Jules Verne et les sciences
Dans notre tradition populaire, Jules Verne est un précurseur génial : inventions, innovations techniques, véhicules d’exploration du monde. Et cent ans après, il suscite toujours analyses, réflexions, reconstitutions ou expositions.
Qu’en est-il exactement ? Jules Verne a‑t-il été un nouveau Léonard de Vinci ? A‑t-il été le créateur de la prospective scientifique et technique ? Quelle a été la pertinence de ses anticipations prémonitoires ? S’est-il parfois trompé, en quoi et pourquoi ?
C’est à ces questions que notre camarade Michel Clamen cherche à répondre dans son ouvrage ; il s’appuie à la fois sur une vaste culture, sur l’évolution des sciences et techniques ces derniers siècles et sur une connaissance exhaustive et approfondie des œuvres de Jules Verne et de sa façon de travailler.
Michel Clamen passe en revue méthodiquement l’ensemble des domaines techniques et scientifiques connus aujourd’hui, en comparant sans complaisance les inventions de Jules Verne d’une part au savoir de l’époque et d’autre part aux progrès acquis ces cent dernières années.
Il met en évidence que Jules Verne a été avant tout un remarquable conteur, qu’il a su mettre la science au service d’aventures extraordinaires, à l’époque où l’opinion publique s’intéressait tant à l’émergence des techniques du début de la révolution industrielle qu’aux progrès de l’exploration de la planète et de l’espace ; et il montre que Jules Verne appuie ses inventions sur le savoir du moment, grâce à un travail méticuleux de recherche documentaire, complété de discussions avec ses relations dans le milieu scientifique.
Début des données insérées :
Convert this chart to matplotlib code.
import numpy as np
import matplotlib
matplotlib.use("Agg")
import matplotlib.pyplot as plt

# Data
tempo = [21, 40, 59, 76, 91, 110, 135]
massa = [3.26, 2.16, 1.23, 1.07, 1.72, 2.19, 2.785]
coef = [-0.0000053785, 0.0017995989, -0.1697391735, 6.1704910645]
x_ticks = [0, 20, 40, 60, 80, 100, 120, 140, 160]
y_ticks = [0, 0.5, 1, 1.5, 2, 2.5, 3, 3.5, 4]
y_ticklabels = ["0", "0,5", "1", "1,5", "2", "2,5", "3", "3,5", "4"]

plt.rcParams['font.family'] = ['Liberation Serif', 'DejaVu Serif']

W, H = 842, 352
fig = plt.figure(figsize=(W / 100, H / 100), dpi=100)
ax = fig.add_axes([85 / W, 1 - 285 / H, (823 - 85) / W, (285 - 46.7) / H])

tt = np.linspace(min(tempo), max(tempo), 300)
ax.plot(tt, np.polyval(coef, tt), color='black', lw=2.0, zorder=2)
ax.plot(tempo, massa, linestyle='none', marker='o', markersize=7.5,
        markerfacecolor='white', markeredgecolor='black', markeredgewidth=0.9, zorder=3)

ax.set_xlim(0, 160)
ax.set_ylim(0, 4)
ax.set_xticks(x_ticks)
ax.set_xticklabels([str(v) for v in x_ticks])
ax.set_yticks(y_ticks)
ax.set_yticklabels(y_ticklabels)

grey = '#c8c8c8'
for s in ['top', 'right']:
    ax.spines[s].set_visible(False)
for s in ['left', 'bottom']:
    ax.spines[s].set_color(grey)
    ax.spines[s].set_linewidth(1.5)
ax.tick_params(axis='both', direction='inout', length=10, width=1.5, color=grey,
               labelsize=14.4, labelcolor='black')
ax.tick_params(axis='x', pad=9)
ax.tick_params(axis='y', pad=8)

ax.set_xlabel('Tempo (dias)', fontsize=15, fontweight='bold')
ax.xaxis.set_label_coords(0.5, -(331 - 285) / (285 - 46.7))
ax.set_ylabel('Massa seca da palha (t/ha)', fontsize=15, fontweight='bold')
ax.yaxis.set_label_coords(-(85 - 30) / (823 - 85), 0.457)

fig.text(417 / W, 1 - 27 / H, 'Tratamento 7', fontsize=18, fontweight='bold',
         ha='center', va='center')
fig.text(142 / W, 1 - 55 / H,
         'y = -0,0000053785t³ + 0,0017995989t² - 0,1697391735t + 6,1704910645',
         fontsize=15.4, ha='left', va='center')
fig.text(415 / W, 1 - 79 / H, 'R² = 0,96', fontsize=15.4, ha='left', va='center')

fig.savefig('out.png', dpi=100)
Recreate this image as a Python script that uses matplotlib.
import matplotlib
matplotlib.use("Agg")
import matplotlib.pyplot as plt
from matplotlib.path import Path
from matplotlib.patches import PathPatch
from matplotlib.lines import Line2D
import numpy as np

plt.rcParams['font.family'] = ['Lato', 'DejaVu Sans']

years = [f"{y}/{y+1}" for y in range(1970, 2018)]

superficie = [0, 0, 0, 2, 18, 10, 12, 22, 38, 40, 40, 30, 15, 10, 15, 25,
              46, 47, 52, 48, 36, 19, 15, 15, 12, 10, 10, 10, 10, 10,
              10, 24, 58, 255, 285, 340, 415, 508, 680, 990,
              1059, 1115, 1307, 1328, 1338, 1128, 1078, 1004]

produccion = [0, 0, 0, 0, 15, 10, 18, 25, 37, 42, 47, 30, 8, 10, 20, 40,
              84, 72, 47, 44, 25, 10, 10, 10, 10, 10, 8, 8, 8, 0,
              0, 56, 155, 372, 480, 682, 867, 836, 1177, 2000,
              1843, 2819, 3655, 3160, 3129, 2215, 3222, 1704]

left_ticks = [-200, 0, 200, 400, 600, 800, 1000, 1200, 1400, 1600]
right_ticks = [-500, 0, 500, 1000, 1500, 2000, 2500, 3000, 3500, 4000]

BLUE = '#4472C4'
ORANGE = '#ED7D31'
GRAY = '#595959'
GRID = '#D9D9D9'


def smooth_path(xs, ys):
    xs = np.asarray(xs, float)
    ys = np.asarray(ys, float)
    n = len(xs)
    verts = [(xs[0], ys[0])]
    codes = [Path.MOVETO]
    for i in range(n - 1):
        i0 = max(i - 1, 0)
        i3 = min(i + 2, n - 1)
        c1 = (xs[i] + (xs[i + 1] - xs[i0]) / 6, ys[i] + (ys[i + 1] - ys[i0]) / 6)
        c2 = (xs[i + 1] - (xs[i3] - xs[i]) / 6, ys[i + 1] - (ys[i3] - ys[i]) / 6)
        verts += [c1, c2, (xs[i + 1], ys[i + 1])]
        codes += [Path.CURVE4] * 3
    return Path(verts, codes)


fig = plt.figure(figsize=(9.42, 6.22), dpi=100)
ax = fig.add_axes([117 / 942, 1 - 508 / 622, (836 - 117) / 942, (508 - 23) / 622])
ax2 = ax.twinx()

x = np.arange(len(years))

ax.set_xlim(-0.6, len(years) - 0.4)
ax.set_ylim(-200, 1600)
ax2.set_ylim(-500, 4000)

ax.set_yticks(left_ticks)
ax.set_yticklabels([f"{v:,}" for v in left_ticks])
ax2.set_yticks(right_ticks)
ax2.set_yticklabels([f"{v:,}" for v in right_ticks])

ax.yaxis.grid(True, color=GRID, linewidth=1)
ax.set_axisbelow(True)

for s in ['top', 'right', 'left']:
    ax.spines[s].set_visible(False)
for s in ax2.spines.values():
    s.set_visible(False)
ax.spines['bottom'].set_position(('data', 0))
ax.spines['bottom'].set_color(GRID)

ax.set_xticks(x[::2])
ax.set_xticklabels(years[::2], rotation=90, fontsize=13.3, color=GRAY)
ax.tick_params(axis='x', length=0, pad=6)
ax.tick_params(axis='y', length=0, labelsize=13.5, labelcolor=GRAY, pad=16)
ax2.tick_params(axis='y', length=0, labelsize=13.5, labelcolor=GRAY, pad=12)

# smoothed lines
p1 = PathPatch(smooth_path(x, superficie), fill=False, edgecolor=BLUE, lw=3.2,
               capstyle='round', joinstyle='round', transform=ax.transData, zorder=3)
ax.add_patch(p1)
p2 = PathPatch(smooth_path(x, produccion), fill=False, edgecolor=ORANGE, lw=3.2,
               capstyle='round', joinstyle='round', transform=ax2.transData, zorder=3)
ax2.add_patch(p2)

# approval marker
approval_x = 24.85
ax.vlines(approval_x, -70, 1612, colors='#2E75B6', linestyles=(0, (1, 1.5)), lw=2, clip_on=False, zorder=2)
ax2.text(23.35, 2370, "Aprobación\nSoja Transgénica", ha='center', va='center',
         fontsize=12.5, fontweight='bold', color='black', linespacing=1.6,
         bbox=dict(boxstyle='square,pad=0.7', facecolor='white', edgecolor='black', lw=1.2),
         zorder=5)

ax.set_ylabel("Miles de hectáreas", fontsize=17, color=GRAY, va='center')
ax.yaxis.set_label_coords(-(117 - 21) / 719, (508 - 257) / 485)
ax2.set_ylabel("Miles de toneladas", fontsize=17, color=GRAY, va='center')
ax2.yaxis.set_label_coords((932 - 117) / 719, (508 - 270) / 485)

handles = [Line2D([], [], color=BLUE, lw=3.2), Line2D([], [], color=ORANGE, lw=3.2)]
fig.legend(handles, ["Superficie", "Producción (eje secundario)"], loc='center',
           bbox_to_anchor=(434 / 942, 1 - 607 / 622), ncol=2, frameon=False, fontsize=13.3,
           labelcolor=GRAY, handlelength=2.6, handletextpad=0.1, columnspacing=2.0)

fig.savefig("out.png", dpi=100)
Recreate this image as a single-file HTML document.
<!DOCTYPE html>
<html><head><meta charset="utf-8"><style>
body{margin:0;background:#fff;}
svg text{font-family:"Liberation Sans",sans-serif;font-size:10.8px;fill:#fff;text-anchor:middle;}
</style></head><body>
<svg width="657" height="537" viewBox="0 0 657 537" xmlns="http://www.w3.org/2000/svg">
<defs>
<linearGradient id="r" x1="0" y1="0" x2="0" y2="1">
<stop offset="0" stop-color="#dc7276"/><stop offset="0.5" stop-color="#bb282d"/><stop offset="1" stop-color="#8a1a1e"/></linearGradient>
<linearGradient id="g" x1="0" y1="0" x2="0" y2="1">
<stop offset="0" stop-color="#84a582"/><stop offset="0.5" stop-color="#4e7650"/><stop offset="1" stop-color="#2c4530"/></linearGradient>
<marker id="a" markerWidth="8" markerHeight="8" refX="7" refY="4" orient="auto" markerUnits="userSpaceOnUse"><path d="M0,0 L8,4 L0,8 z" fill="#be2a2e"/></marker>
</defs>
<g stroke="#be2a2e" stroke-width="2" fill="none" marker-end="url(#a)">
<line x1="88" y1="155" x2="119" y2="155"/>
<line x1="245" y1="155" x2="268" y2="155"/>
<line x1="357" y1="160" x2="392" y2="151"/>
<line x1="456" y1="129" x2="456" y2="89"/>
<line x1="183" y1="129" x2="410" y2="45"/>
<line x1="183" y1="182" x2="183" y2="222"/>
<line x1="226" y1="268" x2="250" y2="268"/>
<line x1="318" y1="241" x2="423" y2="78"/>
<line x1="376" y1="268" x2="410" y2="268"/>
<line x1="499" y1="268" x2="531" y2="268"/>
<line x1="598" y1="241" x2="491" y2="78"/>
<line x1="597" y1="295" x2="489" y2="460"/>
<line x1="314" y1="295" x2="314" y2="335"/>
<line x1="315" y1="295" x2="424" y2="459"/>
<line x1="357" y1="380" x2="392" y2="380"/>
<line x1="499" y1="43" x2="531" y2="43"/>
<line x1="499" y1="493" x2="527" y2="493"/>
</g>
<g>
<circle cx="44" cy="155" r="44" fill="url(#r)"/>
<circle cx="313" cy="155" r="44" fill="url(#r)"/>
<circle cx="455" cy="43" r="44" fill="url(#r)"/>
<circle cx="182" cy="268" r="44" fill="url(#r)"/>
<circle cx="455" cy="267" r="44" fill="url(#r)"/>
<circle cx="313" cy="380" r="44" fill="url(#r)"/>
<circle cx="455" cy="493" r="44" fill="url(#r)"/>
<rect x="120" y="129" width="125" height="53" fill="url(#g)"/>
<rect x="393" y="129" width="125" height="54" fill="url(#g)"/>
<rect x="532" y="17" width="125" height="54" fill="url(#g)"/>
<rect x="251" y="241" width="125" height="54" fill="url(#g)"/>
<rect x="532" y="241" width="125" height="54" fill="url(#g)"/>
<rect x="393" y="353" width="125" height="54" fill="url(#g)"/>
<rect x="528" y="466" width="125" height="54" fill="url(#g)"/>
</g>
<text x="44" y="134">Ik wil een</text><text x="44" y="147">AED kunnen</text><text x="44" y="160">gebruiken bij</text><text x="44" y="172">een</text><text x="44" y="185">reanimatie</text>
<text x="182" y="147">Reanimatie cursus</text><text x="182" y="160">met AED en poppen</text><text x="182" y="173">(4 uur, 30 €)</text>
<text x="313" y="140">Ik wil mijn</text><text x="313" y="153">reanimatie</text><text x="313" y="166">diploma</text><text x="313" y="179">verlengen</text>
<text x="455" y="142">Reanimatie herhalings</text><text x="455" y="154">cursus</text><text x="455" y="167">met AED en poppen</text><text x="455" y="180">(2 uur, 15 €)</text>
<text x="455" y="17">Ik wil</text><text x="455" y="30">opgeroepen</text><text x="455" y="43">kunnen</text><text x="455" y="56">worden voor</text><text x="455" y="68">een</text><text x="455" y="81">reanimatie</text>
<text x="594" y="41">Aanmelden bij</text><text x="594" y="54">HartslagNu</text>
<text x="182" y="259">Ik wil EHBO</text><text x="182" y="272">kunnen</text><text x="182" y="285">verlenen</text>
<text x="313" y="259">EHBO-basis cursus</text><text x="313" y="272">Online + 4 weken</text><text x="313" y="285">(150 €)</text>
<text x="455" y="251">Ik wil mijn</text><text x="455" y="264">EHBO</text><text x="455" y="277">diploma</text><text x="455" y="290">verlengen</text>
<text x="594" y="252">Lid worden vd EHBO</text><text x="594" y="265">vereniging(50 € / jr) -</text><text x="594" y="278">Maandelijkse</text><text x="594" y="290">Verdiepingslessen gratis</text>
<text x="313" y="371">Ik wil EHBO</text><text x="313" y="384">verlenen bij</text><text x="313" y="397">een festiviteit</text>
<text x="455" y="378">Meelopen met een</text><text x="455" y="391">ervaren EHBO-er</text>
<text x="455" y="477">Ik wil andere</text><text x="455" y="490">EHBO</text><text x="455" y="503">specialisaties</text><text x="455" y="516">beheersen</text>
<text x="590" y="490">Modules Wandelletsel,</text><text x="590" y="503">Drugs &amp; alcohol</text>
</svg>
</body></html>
Jules Verne traduit la façon dont l’élite bourgeoise de son époque voyait les sciences et les découvertes, mais son souci n’était probablement pas la prospective systématique.
Pourtant certaines prémonitions de Jules Verne se sont révélées étonnamment justes, et ceux qui ont eu l’occasion de faire de la prospective continueront de s’étonner de voir que certaines idées de Jules Verne se sont réalisées cinquante ans plus tard (Nautilus, localisation de la base de lancement du voyage sur la Lune), alors que la validité des études prospectives dépasse rarement un horizon à vingt ou vingt-cinq ans.
Michel Clamen analyse également les limites des inventions de Jules Verne : inventions uniques, offrant des performances inconnues voire extravagantes, pour quelques exploits extraordinaires, sans trop se soucier de la réalité des problèmes pratiques de réalisation, de coûts et de logistique, ni des perspectives de développement ultérieur ou d’utilisation à une plus large échelle, en laissant passer quelques invraisemblances qui, voulues ou non, pimentent le récit.
Il montre aussi que Jules Verne s’est intéressé à quelques sciences et techniques particulières de la physique et de la chimie, mais qu’il n’a guère exploité d’autres domaines qui, depuis, révolutionnent le monde, tels le traitement et la transmission des informations, ou les nanotechnologies. Les sciences humaines, qui émergeaient dans leur diversité à la fin du XIXe siècle, sont largement absentes ; ainsi, s’agissant de mener des projets assez complexes, Michel Clamen s’étonne que Jules Verne ne se préoccupe pas du management d’affaires et d’équipes.
Au contraire, il souligne que ces projets sont l’œuvre d’inventeurs géniaux mais solitaires, souvent en conflit avec le monde scientifique et qui avaient compris que le savoir apporte le pouvoir. D’ailleurs ses études de caractères et confrontations de personnalités ajoutent à l’intérêt de ses récits.
Les analyses de Michel Clamen nous montrent que les récits de Jules Verne étaient d’abord extraordinaires et pleins d’imprévus pour accrocher le lecteur, ce que souhaitait avant tout l’éditeur Hetzel, un précurseur du marketing.
L’ouvrage de Michel Clamen, très intéressant sur le fond, est aussi très facile à lire : des chapitres courts et structurés, un style précis et enlevé, un français rigoureux, des encadrés nombreux rappelant les thèmes des ouvrages de Jules Verne, des illustrations comparatives de l’époque et d’aujourd’hui, des rappels synthétiques de l’histoire des sciences.
Après avoir lu l’ouvrage de Michel Clamen, beaucoup seront tentés de relire Jules Verne avec un autre regard.